Every entry below should be transcribed exactly; pictures stay out of the copy.

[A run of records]
▬▬▬▬▬▬

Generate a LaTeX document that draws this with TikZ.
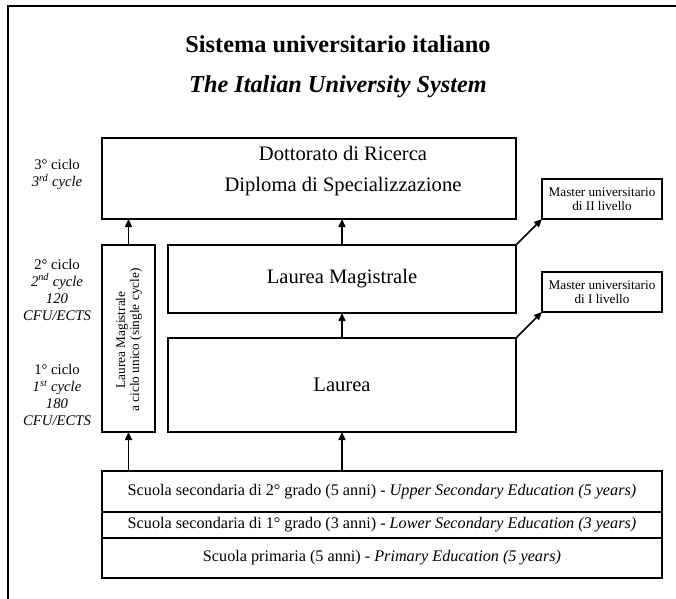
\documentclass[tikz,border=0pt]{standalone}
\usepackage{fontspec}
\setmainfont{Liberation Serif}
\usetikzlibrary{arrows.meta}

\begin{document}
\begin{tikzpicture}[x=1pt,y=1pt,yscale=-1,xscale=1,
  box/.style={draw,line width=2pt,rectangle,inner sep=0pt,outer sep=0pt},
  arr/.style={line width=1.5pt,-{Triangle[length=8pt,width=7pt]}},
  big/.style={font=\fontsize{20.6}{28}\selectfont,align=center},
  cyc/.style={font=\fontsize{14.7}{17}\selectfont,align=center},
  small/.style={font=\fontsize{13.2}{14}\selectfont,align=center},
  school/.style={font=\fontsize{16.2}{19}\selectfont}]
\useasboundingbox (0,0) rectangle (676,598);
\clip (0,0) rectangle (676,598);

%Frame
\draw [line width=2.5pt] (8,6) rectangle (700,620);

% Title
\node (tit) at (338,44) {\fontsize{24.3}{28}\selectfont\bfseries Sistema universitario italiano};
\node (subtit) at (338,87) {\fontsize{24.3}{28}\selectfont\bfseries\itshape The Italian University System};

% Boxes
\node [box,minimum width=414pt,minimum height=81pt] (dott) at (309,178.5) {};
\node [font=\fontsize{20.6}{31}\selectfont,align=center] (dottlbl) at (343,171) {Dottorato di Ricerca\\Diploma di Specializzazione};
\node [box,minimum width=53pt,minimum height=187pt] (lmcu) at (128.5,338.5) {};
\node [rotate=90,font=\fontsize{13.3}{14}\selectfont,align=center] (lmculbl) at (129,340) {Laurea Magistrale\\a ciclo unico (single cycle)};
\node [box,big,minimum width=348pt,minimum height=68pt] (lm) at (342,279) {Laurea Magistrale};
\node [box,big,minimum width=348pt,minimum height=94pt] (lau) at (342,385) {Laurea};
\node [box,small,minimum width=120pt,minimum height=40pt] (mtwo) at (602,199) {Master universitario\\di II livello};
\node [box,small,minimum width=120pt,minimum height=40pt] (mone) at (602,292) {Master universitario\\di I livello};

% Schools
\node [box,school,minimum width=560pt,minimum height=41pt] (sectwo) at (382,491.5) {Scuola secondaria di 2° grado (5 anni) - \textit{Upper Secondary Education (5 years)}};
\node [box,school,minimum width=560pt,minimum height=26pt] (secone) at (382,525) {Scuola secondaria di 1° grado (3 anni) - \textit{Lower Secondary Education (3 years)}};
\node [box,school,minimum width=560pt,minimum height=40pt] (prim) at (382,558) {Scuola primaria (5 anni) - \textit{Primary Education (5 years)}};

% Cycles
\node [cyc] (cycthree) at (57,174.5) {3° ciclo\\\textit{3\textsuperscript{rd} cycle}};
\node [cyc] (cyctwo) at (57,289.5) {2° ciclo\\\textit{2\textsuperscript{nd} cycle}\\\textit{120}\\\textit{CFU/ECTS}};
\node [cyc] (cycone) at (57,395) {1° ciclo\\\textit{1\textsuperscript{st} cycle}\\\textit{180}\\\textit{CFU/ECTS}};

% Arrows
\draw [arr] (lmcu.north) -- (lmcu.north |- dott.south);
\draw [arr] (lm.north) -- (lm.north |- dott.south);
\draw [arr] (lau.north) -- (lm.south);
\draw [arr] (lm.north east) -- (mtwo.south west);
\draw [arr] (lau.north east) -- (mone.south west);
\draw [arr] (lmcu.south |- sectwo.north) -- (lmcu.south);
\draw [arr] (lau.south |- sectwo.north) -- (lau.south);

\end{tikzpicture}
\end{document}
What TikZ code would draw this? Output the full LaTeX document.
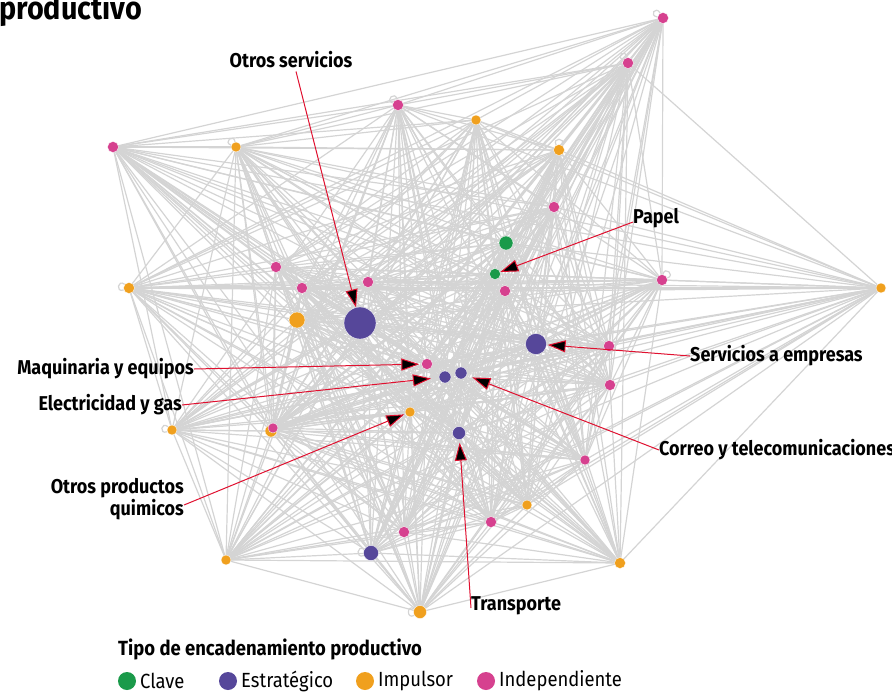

▬▬▬▬▬▬

= Written response =
Generate a LaTeX document that draws this with TikZ.
\documentclass[tikz,border=0pt]{standalone}
\usepackage{fontspec}
\setmainfont{Liberation Serif}
\usetikzlibrary{arrows.meta}

\begin{document}
\begin{tikzpicture}[x=1pt,y=1pt,yscale=-1,xscale=1,
  box/.style={draw,line width=2pt,rectangle,inner sep=0pt,outer sep=0pt},
  arr/.style={line width=1.5pt,-{Triangle[length=8pt,width=7pt]}},
  big/.style={font=\fontsize{20.6}{28}\selectfont,align=center},
  cyc/.style={font=\fontsize{14.7}{17}\selectfont,align=center},
  small/.style={font=\fontsize{13.2}{14}\selectfont,align=center},
  school/.style={font=\fontsize{16.2}{19}\selectfont}]
\useasboundingbox (0,0) rectangle (676,598);
\clip (0,0) rectangle (676,598);

%Frame
\draw [line width=2.5pt] (8,6) rectangle (700,620);

% Title
\node (tit) at (338,44) {\fontsize{24.3}{28}\selectfont\bfseries Sistema universitario italiano};
\node (subtit) at (338,87) {\fontsize{24.3}{28}\selectfont\bfseries\itshape The Italian University System};

% Boxes
\node [box,minimum width=414pt,minimum height=81pt] (dott) at (309,178.5) {};
\node [font=\fontsize{20.6}{31}\selectfont,align=center] (dottlbl) at (343,171) {Dottorato di Ricerca\\Diploma di Specializzazione};
\node [box,minimum width=53pt,minimum height=187pt] (lmcu) at (128.5,338.5) {};
\node [rotate=90,font=\fontsize{13.3}{14}\selectfont,align=center] (lmculbl) at (129,340) {Laurea Magistrale\\a ciclo unico (single cycle)};
\node [box,big,minimum width=348pt,minimum height=68pt] (lm) at (342,279) {Laurea Magistrale};
\node [box,big,minimum width=348pt,minimum height=94pt] (lau) at (342,385) {Laurea};
\node [box,small,minimum width=120pt,minimum height=40pt] (mtwo) at (602,199) {Master universitario\\di II livello};
\node [box,small,minimum width=120pt,minimum height=40pt] (mone) at (602,292) {Master universitario\\di I livello};

% Schools
\node [box,school,minimum width=560pt,minimum height=41pt] (sectwo) at (382,491.5) {Scuola secondaria di 2° grado (5 anni) - \textit{Upper Secondary Education (5 years)}};
\node [box,school,minimum width=560pt,minimum height=26pt] (secone) at (382,525) {Scuola secondaria di 1° grado (3 anni) - \textit{Lower Secondary Education (3 years)}};
\node [box,school,minimum width=560pt,minimum height=40pt] (prim) at (382,558) {Scuola primaria (5 anni) - \textit{Primary Education (5 years)}};

% Cycles
\node [cyc] (cycthree) at (57,174.5) {3° ciclo\\\textit{3\textsuperscript{rd} cycle}};
\node [cyc] (cyctwo) at (57,289.5) {2° ciclo\\\textit{2\textsuperscript{nd} cycle}\\\textit{120}\\\textit{CFU/ECTS}};
\node [cyc] (cycone) at (57,395) {1° ciclo\\\textit{1\textsuperscript{st} cycle}\\\textit{180}\\\textit{CFU/ECTS}};

% Arrows
\draw [arr] (lmcu.north) -- (lmcu.north |- dott.south);
\draw [arr] (lm.north) -- (lm.north |- dott.south);
\draw [arr] (lau.north) -- (lm.south);
\draw [arr] (lm.north east) -- (mtwo.south west);
\draw [arr] (lau.north east) -- (mone.south west);
\draw [arr] (lmcu.south |- sectwo.north) -- (lmcu.south);
\draw [arr] (lau.south |- sectwo.north) -- (lau.south);

\end{tikzpicture}
\end{document}
What TikZ code would draw this? Output the full LaTeX document.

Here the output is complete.